New Zealand releases details on gun reform sparked by terror attack

Wellington - New Zealand owners of most semi-automatic rifles will have until the end of September to surrender their weapons as changes to the country's gun laws are set to pass into law by the end of next week, the government said on Monday.

The first batch of changes to the county's gun laws will come into effect by April 12, less than four weeks after a suspected white supremacist opened fire on worshippers in two mosques in Christchurch on March 15, killing 50 and injuring 48.  
"Every semi-automatic weapon used in the terrorist attack will be banned," Police Minister Stuart Nash said in a statement. "Too many people have legal access to semi-automatic firearms which are capable of causing significant harm."
Owners of the soon-to-be-illegal weapons including military-style semi-automatics (MSSAa), assault rifles and several modification parts as well as magazines and ammunition will have until the end of September to hand them over to police.
After the amnesty, strict new laws will ban the import and ownership of the firearms.  
"The attack exposed considerable weaknesses in our laws," Nash said. "The firearms, magazines and parts used by the terrorist were purchased lawfully and modified into ... MSSAs due to legal loopholes."
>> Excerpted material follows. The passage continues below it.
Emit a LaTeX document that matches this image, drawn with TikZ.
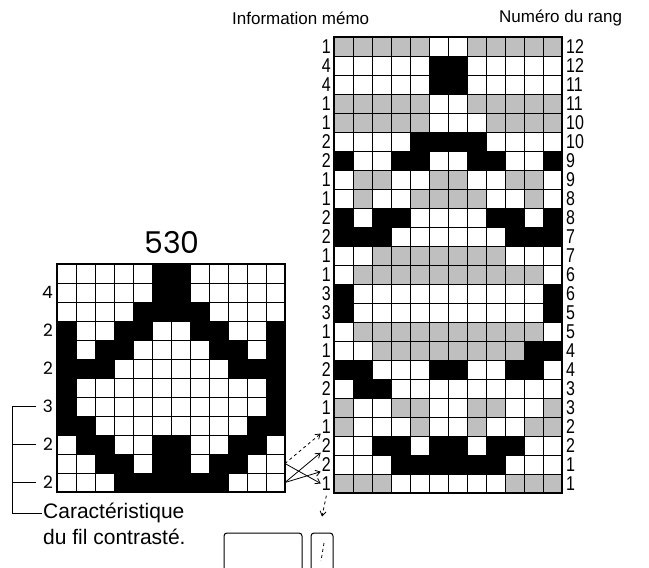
\documentclass[tikz,border=0pt]{standalone}
\usepackage{fontspec}
\setmainfont{Liberation Sans}
\newfontfamily\geofont{Poppins}
\newfontfamily\condfont[FakeStretch=0.8]{Liberation Sans}
\usetikzlibrary{arrows.meta}
\colorlet{cell0}{white}
\colorlet{cell1}{black}
\colorlet{cell2}{black!25}

\begin{document}
\begin{tikzpicture}[x=1pt, y=-1pt,
            >={Straight Barb[length=4.5pt, width=6pt]},
            cellline/.style={line width=1pt},
            frame/.style={line width=1.4pt},
            rownum/.style={font=\condfont\fontsize{20}{20}\selectfont, inner sep=0pt},
            leftnum/.style={font=\geofont\fontsize{17}{17}\selectfont, inner sep=0pt},
            heading/.style={font=\fontsize{17}{17}\selectfont, inner sep=0pt},
            caption/.style={font=\fontsize{21}{21}\selectfont, inner sep=1pt},
            bracket/.style={line width=.8pt},
            arrow/.style={->, line width=.8pt},
            keybox/.style={draw, line width=1pt, rounded corners=3pt,
                minimum height=42pt},
        ]
            \useasboundingbox (0,0) rectangle (649,568);
            \clip (0,0) rectangle (649,568);

            % motif 530
            \begin{scope}[shift={(57,264)}]
                \foreach \rowdata [count=\r from 0] in {
                    {0,0,0,0,0,1,1,0,0,0,0,0},
                    {0,0,0,0,0,1,1,0,0,0,0,0},
                    {0,0,0,0,1,1,1,1,0,0,0,0},
                    {1,0,0,1,1,0,0,1,1,0,0,1},
                    {1,0,1,1,0,0,0,0,1,1,0,1},
                    {1,1,1,0,0,0,0,0,0,1,1,1},
                    {1,0,0,0,0,0,0,0,0,0,0,1},
                    {1,0,0,0,0,0,0,0,0,0,0,1},
                    {1,1,0,0,0,0,0,0,0,0,1,1},
                    {0,1,1,0,0,1,1,0,0,1,1,0},
                    {0,0,1,1,0,1,1,0,1,1,0,0},
                    {0,0,0,1,1,1,1,1,1,0,0,0}}{
                    \foreach \v [count=\c from 0] in \rowdata
                        \fill[cell\v] (\c*19, \r*19) rectangle ++(19,19);
                }
                \foreach \i in {1,...,11} {
                    \draw[cellline] (\i*19, 0) -- (\i*19, 228);
                    \draw[cellline] (0, \i*19) -- (228, \i*19);
                }
                \draw[frame] (0,0) rectangle (228,228);
            \end{scope}

            % information memo
            \begin{scope}[shift={(334,37)}]
                \foreach \rowdata [count=\r from 0] in {
                    {2,2,2,2,2,0,0,2,2,2,2,2},
                    {0,0,0,0,0,1,1,0,0,0,0,0},
                    {0,0,0,0,0,1,1,0,0,0,0,0},
                    {2,2,2,2,2,0,0,2,2,2,2,2},
                    {2,2,2,2,2,0,0,0,2,2,2,2},
                    {0,0,0,0,1,1,1,1,0,0,0,0},
                    {1,0,0,1,1,0,0,1,1,0,0,1},
                    {0,2,2,0,0,2,2,0,0,2,2,0},
                    {0,2,0,0,2,2,2,2,0,0,2,0},
                    {1,0,1,1,0,0,0,0,1,1,0,1},
                    {1,1,1,0,0,0,0,0,0,1,1,1},
                    {0,0,2,2,2,2,2,2,2,0,0,0},
                    {0,2,2,2,2,2,2,2,2,2,2,0},
                    {1,0,0,0,0,0,0,0,0,0,0,1},
                    {1,0,0,0,0,0,0,0,0,0,0,1},
                    {0,2,2,2,2,2,2,2,2,2,2,0},
                    {0,0,2,2,2,2,2,2,2,2,1,1},
                    {1,1,0,0,0,1,1,0,0,1,1,0},
                    {0,1,1,0,0,0,0,0,0,0,0,0},
                    {2,0,0,2,2,0,0,2,2,0,0,2},
                    {2,0,0,0,2,0,0,2,0,0,2,2},
                    {0,0,1,1,0,1,1,0,1,1,0,0},
                    {0,0,0,1,1,1,1,1,1,0,0,0},
                    {2,2,2,0,0,0,0,0,0,2,2,2}}{
                    \foreach \v [count=\c from 0] in \rowdata
                        \fill[cell\v] (\c*19, \r*19) rectangle ++(19,19);
                }
                \foreach \i in {1,...,11}
                    \draw[cellline] (\i*19, 0) -- (\i*19, 456);
                \foreach \i in {1,...,23}
                    \draw[cellline] (0, \i*19) -- (228, \i*19);
                \draw[frame] (0,0) rectangle (228,456);
            \end{scope}

            % labels
            \node[heading, anchor=west] (memohead) at (232,18) {Information mémo};
            \node[heading, anchor=west] (ranghead) at (499,18) {Numéro du rang};
            \node[font=\geofont\fontsize{30}{30}\selectfont] (title) at (172,243) {530};
            \foreach \m [count=\r] in {1,4,4,1,1,2,2,1,1,2,2,1,1,3,3,1,1,2,2,1,1,2,2,1}
                \node[rownum, anchor=east] (memo\r) at (331, 37+19*\r-9.5) {\m};
            \foreach \n [count=\r] in {12,12,11,11,10,10,9,9,8,8,7,7,6,6,5,5,4,4,3,3,2,2,1,1}
                \node[rownum, anchor=west] (rang\r) at (566, 37+19*\r-9.5) {\n};
            \foreach \n/\r in {4/2, 2/4, 2/6, 3/8, 2/10, 2/12}
                \node[leftnum, anchor=east] (lab\r) at (53, 264+19*\r-9.5) {\n};

            \node[caption, anchor=west] (cap1) at (42,513) {Caractéristique};
            \node[caption, anchor=west] (cap2) at (42,537) {du fil contrasté.};

            % bracket
            \coordinate (bk) at (12,0);
            \draw[bracket] ([xshift=-7pt]lab8.west) -| (bk |- cap1.west) -- (cap1.west);
            \draw[bracket] ([xshift=-7pt]lab10.west) -- (bk |- lab10.west);
            \draw[bracket] ([xshift=-7pt]lab12.west) -- (bk |- lab12.west);

            % arrows to the memo rows
            \coordinate (rowtwo) at (285,463.5);
            \coordinate (rowone) at (285,482.5);
            \draw[arrow, dashed] (rowtwo) -- ([xshift=-1pt]memo21.south west);
            \draw[arrow] (rowone) -- ([xshift=-1pt]memo22.south west);
            \draw[arrow] (rowone) -- ([xshift=-1pt]memo23.south west);
            \draw[arrow] (rowtwo) -- ([xshift=-1pt]memo24.west);

            % display and key
            \node[keybox, minimum width=78pt] (display) at (263,554) {};
            \node[keybox, minimum width=22pt] (keyslot) at (322,554) {};
            \draw[line width=.8pt, dashed] ([shift={(2,-11)}]keyslot.center) -- ([shift={(-1,7)}]keyslot.center);
            \draw[arrow, dashed] ([yshift=-5pt]memo24.south) -- ([yshift=16pt]keyslot.north);
        \end{tikzpicture}
\end{document}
The government was working on a buyback scheme which is estimated to cost between 100 million and 200 million New Zealand dollars (68 to 136 million US dollars).
Around 200 firearms have already been handed over since Prime Minister Jacinda Ardern announced the new ban days after the attack.
"The men, women and children who died and suffered injuries at the mosques now have their own legacy," Nash said.